Even so, the Federal Reserve (Fed) signals have been mostly upbeat as Atlanta Fed President Raphael Bostic told CNBC on Monday that there is still a long distance to go on inflation and added that they may have to "go up on rates," as reported by Reuters. On the contrary, Chicago Federal Reserve Bank President Austan Goolsbee said in an interview with CNBC on Monday that a lot of impact of rate hikes is still in the pipeline. Furthermore, Minneapolis Fed President Neel Kashkari stated that signaled that the Fed has a long way to go to get inflation to 2.0%.
Elsewhere, the People's Bank of China’s optimism also underpins the Gold price upside. That said, PBOC keeps the one-year Medium-term Lending Facility (MLF) rates unchanged at 2.75%, per the latest update. Additionally, the Chinese central bank also released its quarterly economic report stating that China's economy isn’t experiencing deflation and that economic growth is set to rebound sharply.
Furthermore, the White House announced a meeting between President Joe Biden and Republican House of Representatives Speaker Kevin McCarthy to overcome the looming US default. Ahead of the event, the US policymakers appear somewhat optimistic about extending the debt ceiling limit before the June expiry.
Against this backdrop, Wall Street closed with mild gains and the US Treasury bond yields dribbled in a positive territory. That said, the US Dollar Index (DXY) snapped a two-day uptrend while retreating from the five-week high.
Fears of US default weigh on XAU/USD amid pre-data anxiety
While the aforementioned catalysts allowed the Gold price to remain firmer, the market’s cautious mood recently prod the XAU/USD bulls.
It’s worth noting that the pre-data anxiety ahead of the key US fiscal talks and China’s Retail Sales and Industrial Production for April, as well as the US Retail Sales for the said month, appear to weigh on the Gold price.
More importantly, the latest comments from United States House Speaker Kevin McCarthy saying, “I don’t think we’re in a good place,” also seem to weigh on the Gold price, via fears of deadlock on the US debt ceiling extension as Republicans may stick to their demand.
Moving on, crucial statistics from China and the US may entertain the Gold traders before the key US debt ceiling talks.
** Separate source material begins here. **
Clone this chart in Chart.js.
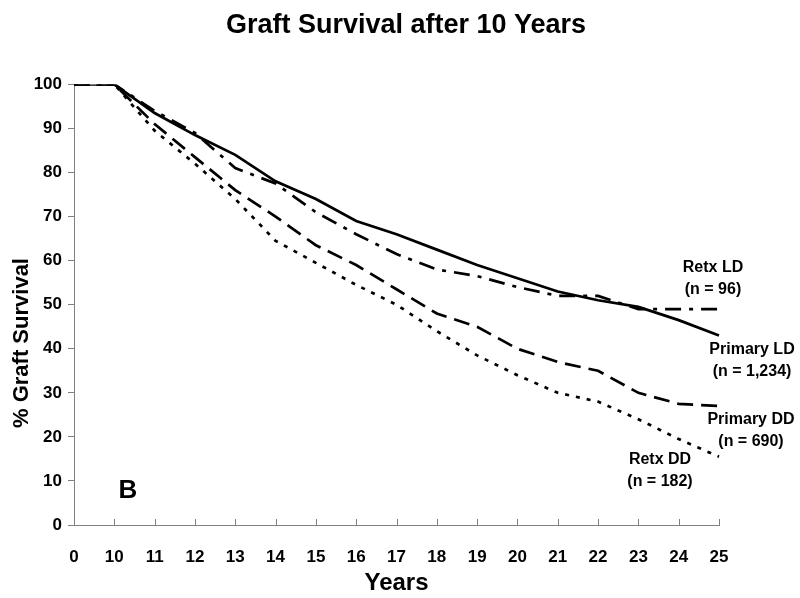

In case the US policymakers offer a positive surprise to the markets, the odds of witnessing a rally in the Gold price can’t be ruled out.
Gold price technical analysis
Gold price prods lower line of a two-month-old bullish channel as the XAU/USD traders brace for the key United States Retail Sales and debt ceiling negotiations among the US policymakers.
Given the steady Relative Strength Index (RSI) line, placed at 14, as well as the sluggish signals from the Moving Average Convergence and Divergence (MACD) indicator, the Gold price is likely to grind lower.
However, the 200-SMA adds strength to the $2005 support, making it the key for the XAU/USD bears to break before taking control.
Even if the Gold price drops below $2005, the $2,000 round figure may act as an extra filter towards the south before directing the XAU/USD towards the mid-April swing low of around $1,970.
On the flip side, a two-week-old descending resistance line, around $2,027 by the press time, guards the short-term Gold price recovery.
Following that, the previous monthly high of near $2,048 may check the XAU/USD run-up before directing the bulls to the recently flashed record top near $2,080.
It’s worth noting that the top line of the stated bullish channel, near $2,098 at the latest, precedes the $2,100 round figure to challenge Gold buyers afterward.
Overall, the Gold price is likely to grind higher unless sustaining the $2,000 breakdown.